§ **Written exercise**
Select the lines that hold the word "chart" and copy each one.

§ **Records for this exercise**
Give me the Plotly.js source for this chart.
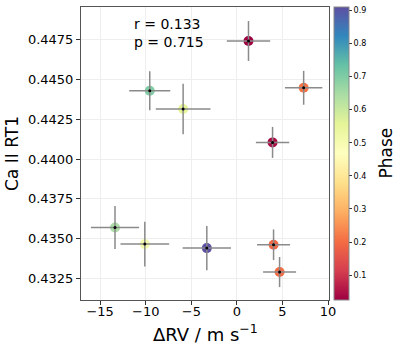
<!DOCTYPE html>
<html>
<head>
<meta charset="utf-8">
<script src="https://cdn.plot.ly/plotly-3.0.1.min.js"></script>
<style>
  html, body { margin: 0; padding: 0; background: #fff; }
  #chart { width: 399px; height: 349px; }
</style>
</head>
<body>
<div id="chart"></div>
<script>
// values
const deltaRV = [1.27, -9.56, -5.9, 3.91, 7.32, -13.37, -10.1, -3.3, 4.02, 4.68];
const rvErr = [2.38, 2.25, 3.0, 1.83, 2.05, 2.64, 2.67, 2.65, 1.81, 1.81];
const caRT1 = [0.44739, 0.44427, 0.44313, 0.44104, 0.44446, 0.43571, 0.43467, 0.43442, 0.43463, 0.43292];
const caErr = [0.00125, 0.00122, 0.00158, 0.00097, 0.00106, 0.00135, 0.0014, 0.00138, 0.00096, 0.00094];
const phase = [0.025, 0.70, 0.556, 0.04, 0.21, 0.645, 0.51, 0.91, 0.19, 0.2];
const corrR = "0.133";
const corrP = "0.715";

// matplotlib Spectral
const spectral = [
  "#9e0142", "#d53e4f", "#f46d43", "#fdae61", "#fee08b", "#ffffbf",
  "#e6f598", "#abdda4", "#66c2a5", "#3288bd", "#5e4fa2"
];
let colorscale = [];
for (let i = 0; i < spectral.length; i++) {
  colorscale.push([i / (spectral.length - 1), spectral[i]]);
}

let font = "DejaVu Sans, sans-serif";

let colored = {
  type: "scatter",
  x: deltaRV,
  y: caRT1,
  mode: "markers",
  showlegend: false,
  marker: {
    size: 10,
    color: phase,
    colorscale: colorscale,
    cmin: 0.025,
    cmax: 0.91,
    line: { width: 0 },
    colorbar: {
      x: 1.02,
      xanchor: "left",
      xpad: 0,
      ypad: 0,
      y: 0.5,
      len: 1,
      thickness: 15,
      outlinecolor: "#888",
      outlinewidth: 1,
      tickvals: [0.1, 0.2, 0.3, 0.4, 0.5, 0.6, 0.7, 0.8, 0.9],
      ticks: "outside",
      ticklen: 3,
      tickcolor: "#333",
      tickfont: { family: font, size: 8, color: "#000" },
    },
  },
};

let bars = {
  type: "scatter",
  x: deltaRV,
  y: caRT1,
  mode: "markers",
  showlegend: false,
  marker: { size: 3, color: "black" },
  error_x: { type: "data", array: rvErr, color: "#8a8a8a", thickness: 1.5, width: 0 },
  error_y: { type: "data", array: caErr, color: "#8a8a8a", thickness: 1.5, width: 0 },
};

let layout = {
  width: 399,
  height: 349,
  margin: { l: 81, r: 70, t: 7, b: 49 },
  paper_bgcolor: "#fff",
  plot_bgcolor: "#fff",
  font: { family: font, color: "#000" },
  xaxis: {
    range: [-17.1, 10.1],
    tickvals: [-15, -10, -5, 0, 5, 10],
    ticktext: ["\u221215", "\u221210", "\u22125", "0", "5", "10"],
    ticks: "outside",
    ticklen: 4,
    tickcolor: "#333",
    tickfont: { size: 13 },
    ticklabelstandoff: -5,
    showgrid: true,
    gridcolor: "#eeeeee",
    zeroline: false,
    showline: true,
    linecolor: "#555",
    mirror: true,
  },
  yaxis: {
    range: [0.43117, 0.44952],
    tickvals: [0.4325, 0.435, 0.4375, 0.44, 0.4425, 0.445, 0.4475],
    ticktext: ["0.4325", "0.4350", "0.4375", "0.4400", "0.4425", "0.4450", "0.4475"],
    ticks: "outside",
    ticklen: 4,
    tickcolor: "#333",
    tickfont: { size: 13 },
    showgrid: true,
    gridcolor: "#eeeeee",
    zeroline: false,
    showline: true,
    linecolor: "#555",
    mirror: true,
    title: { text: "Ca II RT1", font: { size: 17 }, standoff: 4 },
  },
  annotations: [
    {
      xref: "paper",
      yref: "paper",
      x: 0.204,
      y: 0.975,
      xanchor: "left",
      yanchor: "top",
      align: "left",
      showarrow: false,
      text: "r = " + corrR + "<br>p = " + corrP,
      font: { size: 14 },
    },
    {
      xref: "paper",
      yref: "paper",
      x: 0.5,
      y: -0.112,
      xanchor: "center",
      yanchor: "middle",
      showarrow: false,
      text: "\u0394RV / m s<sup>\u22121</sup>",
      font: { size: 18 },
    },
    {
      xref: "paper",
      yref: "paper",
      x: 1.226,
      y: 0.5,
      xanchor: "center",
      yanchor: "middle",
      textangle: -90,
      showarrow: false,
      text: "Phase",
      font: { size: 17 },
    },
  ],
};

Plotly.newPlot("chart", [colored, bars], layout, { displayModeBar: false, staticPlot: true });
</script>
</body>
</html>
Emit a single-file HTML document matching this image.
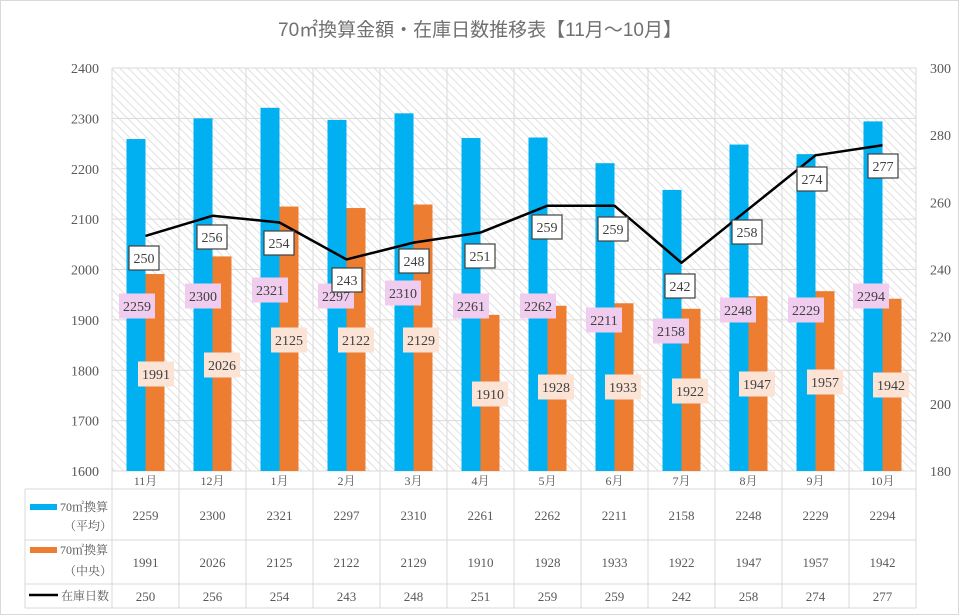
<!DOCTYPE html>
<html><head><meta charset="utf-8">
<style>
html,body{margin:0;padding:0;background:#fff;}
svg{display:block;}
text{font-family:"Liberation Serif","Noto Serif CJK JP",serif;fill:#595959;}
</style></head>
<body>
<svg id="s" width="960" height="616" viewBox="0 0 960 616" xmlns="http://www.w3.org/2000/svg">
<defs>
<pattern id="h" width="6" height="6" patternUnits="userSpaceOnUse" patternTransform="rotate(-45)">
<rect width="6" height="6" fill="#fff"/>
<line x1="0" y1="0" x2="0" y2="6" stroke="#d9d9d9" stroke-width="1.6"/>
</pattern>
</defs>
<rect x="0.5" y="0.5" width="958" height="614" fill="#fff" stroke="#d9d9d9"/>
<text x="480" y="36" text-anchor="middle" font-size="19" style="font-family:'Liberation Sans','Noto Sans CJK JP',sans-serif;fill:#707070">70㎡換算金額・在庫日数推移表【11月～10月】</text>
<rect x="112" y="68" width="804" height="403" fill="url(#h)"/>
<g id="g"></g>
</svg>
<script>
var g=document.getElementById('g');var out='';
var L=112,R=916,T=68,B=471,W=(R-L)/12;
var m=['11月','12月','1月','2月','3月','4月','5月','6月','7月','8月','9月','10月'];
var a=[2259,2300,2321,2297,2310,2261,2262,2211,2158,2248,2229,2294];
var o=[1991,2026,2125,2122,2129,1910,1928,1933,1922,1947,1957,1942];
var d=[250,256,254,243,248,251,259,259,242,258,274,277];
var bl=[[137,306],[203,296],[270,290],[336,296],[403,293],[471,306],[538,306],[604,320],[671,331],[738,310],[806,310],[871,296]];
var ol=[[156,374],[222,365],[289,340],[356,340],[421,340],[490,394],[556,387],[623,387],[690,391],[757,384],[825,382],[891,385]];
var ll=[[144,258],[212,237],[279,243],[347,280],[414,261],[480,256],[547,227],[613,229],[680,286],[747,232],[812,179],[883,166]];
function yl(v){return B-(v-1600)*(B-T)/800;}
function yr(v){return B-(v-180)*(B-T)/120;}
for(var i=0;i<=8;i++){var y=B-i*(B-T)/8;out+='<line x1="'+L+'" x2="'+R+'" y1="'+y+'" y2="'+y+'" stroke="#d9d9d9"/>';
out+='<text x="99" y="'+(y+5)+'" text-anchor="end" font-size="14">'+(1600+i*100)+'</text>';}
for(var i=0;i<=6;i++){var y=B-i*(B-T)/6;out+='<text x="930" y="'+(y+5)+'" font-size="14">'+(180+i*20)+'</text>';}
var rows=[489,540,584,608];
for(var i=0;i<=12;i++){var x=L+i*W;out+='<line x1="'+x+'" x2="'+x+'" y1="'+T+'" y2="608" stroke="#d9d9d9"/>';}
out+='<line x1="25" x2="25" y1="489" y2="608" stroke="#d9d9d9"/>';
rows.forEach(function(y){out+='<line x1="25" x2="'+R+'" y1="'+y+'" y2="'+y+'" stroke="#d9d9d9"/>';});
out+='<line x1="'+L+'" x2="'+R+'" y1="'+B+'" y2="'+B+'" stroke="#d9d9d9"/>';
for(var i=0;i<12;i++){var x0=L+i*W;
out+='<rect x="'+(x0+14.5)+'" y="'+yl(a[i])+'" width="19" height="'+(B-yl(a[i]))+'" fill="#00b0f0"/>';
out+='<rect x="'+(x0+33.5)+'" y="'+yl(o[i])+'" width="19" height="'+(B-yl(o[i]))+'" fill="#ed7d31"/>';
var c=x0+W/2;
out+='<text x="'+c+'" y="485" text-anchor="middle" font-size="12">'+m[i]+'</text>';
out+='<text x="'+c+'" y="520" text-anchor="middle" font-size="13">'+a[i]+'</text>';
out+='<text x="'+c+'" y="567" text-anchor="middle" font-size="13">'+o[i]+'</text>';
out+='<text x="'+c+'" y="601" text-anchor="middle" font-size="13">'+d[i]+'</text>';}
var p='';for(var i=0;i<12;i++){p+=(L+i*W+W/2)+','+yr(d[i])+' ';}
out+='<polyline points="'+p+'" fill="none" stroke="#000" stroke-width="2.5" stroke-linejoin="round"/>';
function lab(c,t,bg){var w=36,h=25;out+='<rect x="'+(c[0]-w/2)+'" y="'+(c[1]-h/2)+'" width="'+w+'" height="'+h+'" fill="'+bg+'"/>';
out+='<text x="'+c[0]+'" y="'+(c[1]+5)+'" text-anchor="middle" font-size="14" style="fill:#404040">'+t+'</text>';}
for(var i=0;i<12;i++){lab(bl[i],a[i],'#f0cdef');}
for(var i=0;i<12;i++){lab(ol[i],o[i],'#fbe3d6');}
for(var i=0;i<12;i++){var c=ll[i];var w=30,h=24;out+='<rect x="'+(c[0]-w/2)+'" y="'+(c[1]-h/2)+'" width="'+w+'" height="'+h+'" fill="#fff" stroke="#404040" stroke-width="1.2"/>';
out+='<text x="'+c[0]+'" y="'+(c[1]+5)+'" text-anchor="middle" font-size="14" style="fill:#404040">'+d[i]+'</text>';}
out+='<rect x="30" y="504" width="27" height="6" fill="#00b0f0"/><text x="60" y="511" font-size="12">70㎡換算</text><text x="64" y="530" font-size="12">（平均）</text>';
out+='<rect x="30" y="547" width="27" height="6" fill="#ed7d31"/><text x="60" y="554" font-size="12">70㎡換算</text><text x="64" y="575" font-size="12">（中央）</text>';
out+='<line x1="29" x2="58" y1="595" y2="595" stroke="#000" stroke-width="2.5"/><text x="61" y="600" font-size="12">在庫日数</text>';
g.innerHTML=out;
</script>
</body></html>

§ **Response for this exercise**
Give me the Plotly.js source for this chart.
  #chart { width: 399px; height: 349px; }
<div id="chart"></div>
Plotly.newPlot("chart", [colored, bars], layout, { displayModeBar: false, staticPlot: true });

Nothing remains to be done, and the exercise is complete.